For all that Herzog professes great admiration for the fortress-like nature of traditional British stadia - Liverpool's Anfield and Wimbledon's Centre Court are two of the sporting crucibles he cites - he must have trouble, as a man who insists on a proper sit-down lunch every day, finding a civilised place to eat at our soccer shrines. Maybe this is why he has given the vast top-grade restaurant at Munich, looking right out over the pitch, an extraordinary busy gold ceiling of conjoined tubes, like a million differently-sized goblets all fused together. Gold ceilings at a footie match?
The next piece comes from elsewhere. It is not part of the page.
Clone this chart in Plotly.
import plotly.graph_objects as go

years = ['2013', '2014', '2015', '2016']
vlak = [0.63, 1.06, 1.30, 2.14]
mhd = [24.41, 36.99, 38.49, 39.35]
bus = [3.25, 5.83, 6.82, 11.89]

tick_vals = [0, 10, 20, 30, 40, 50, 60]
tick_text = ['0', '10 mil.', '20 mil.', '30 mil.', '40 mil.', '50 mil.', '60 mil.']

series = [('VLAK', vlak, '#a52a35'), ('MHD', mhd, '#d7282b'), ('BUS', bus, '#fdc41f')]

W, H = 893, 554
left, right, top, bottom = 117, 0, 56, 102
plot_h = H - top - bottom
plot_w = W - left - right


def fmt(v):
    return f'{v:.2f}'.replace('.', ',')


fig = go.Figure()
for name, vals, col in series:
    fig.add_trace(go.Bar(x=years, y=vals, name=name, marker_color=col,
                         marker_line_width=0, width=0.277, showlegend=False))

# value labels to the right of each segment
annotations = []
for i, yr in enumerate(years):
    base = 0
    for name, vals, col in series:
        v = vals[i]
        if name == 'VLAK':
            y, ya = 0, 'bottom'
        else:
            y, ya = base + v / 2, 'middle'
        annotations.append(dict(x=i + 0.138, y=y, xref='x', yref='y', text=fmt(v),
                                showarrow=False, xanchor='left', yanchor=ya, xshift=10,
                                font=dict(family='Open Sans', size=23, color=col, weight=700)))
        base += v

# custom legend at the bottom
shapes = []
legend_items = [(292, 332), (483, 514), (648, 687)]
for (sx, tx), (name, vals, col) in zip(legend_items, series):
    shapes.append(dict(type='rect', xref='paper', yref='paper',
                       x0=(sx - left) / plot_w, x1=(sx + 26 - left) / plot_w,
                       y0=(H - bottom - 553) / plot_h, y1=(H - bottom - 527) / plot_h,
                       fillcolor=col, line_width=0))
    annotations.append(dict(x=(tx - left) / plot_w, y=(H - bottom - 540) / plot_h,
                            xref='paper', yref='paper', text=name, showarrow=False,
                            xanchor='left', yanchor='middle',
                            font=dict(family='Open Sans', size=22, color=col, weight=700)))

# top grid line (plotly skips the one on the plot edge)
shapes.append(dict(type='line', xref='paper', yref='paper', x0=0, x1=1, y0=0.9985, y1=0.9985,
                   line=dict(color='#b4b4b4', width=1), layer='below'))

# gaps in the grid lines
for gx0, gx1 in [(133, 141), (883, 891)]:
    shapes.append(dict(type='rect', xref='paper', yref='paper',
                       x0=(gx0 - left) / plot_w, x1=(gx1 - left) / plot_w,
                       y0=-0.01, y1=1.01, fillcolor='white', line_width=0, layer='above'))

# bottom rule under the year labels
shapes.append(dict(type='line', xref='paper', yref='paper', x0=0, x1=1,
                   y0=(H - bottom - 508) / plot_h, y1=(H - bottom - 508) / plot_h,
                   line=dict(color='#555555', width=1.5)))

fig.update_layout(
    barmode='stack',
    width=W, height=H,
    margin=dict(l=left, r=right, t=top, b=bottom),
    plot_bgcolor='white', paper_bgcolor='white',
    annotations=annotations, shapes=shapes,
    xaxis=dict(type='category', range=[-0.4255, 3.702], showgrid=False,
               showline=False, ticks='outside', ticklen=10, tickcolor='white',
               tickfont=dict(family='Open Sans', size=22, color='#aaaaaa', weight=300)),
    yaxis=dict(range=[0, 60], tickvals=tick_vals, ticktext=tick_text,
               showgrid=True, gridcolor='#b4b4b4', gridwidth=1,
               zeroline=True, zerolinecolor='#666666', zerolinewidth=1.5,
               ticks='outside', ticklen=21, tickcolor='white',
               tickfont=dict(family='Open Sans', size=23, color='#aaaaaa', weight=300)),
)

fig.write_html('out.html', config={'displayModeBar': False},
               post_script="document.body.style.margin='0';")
That, and the fact that the translucent skin of the stadium glows either red, blue or white at night, depending on which team is playing, lifts this place above the ordinary. It comes down to Herzog and de Meuron's fascination with the tactile.
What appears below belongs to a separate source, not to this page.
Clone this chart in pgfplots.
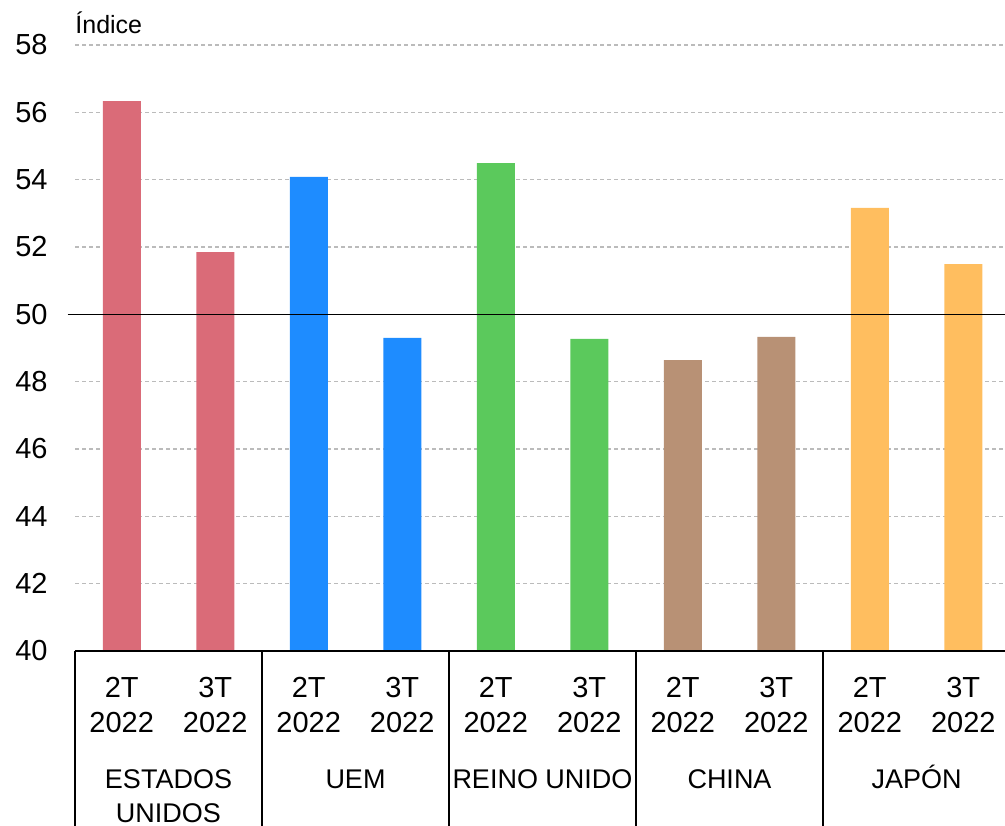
\documentclass[border=0pt]{standalone}
\usepackage{fontspec}
\setmainfont{Liberation Sans}
\usepackage{pgfplots}
\pgfplotsset{compat=1.18}

\definecolor{cUS}{HTML}{DA6B78}
\definecolor{cUEM}{HTML}{1E8CFF}
\definecolor{cUK}{HTML}{5BC95C}
\definecolor{cCN}{HTML}{B89175}
\definecolor{cJP}{HTML}{FFBE5F}
\definecolor{gridgray}{HTML}{BBBBBB}

\begin{document}
\begin{tikzpicture}
\path[use as bounding box] (-37.5pt,-87pt) rectangle (465pt,325.5pt);
\begin{axis}[
    at={(0,0)}, anchor=south west,
    scale only axis,
    width=467.5pt, height=303pt,
    xmin=-0.5, xmax=9.5,
    ymin=40, ymax=58,
    ytick={40,42,...,58},
    xtick={0,...,9},
    xticklabels={2T\\2022,3T\\2022,2T\\2022,3T\\2022,2T\\2022,3T\\2022,2T\\2022,3T\\2022,2T\\2022,3T\\2022},
    xticklabel style={align=center, anchor=north, inner sep=0pt, yshift=-13pt,
        font=\fontsize{14.5}{17.5}\selectfont},
    yticklabel style={anchor=east, inner sep=0pt, xshift=-13.5pt,
        font=\fontsize{14.5}{17.5}\selectfont},
    /pgf/number format/assume math mode=true,
    major tick length=0pt,
    axis line style={draw=none},
    ymajorgrids,
    grid style={gridgray, line width=0.75pt, dash pattern=on 2pt off 1.5pt},
    ybar, bar width=19pt, bar shift=0pt,
    clip=false,
]
\addplot[fill=cUS, draw=none] coordinates {(0,56.33) (1,51.85)};
\addplot[fill=cUEM, draw=none] coordinates {(2,54.08) (3,49.30)};
\addplot[fill=cUK, draw=none] coordinates {(4,54.49) (5,49.27)};
\addplot[fill=cCN, draw=none] coordinates {(6,48.64) (7,49.33)};
\addplot[fill=cJP, draw=none] coordinates {(8,53.16) (9,51.49)};

% reference line at 50
\draw[black, line width=0.7pt] (axis cs:-0.58,50) -- (axis cs:9.5,50);
% bottom axis line and group separators
\draw[black, line width=0.8pt] (axis cs:-0.5,40) -- (axis cs:9.5,40);
\pgfplotsinvokeforeach{-0.5,1.5,3.5,5.5,7.5,9.5}{
  \draw[black, line width=0.8pt] (axis cs:#1,40) -- ([yshift=-90pt]axis cs:#1,40);
}

% group labels
\begin{scope}[every node/.style={anchor=base, inner sep=0pt, align=center,
    font=\fontsize{13.5}{17}\selectfont}]
\node at ([yshift=-85.5pt]axis cs:0.5,40) {ESTADOS\\UNIDOS};
\node at ([yshift=-68.5pt]axis cs:2.5,40) {UEM};
\node at ([yshift=-68.5pt]axis cs:4.5,40) {REINO UNIDO};
\node at ([yshift=-68.5pt]axis cs:6.5,40) {CHINA};
\node at ([yshift=-68.5pt]axis cs:8.5,40) {JAPÓN};
\end{scope}

\node[anchor=base west, inner sep=0pt, font=\fontsize{12.5}{15}\selectfont]
  at ([yshift=6pt]axis cs:-0.5,58) {Índice};
\end{axis}
\end{tikzpicture}
\end{document}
You see it at Tate Modern with its rough oak floors and quasi-industrial heating grilles. And it's there to be found at the new Walker Art Center in Minneapolis, where the external skin is a metallic equivalent of crumpled paper. Although there seems to be a touch of Libeskind angularity about their additions to this performing arts centre, it's quite literally not so clear-cut. More as if it's been kicked around a bit.

Herzog is still very keen on the Tate - he has recently returned to add a new ziggy-zaggy shop at the north entrance behind the root of the chimney. Another ingenious Herzog ceiling there, this time in decon rather than baroque style. He is also designing the gallery's internal expansion into the transformer rooms of the south side. "No other city in Europe has changed so radically as London, and the Tate helped to initiate that process," he says. "Now we are going to make a new piece."

Herzog is a firm believer in internationalism. "I don't believe in 'genius loci' (spirit of place)," he says. "The exchange of information is so rapid today. You cannot not be influenced by what's happening elsewhere." There is certainly no homogenised Herzog and de Meuron style. Every building is different, and their output seems to be getting steadily more outré. The early work was quite reticent. Their designs for the Tate were positively understated compared to most of the ideas of competing architects: wisely they let the huge old power station do most of the talking. Elsewhere, though, they work up quite a sweat when it comes to virtuoso design, as the Walker Art Center - greeted with awe by the American critics when it opened last month - makes clear. There are swirly ceilings and chunky chandeliers and all kinds of different surfaces in there, including waxed Venetian plaster and suede. It's a far cry from the pared-down Swiss aesthetic they were once associated with. Understatement is no longer a quality you associate with Herzog and de Meuron.

I try to get Herzog to admit that his style, his approach, has changed over the past decade, but he'll have none of it. "We are more experienced," he fences. "Unfortunately, we are ten years older." So what if he now has 180 or 200 staff, who have maybe 40 buildings on the go? "I wouldn't be able to work on just one project at a time".

However, he is prepared to come up with a metaphor - intended to show why different stadia have such very different atmospheres - which could equally apply to all of Herzog and de Meuron's disconcertingly varied work. Being Herzog, it's a culinary metaphor. "The same wine poured into different glasses tastes completely different," he offers. Beyond that, he says, it's a matter of human feeling. And this he feels strongly about. With his highly-focused stadia, he deliberately tries to cook up the emotions of the fans. In Minneapolis, he tries to bring together the city and the art centre by what he calls "making a spectacle out of the normal". And this is where you get to the nub of the Herzog world view. "We try to encourage people to be energised. What happens in today's society is that tools are invented to keep people away from emotion. To keep people away from being direct. We say - let it out."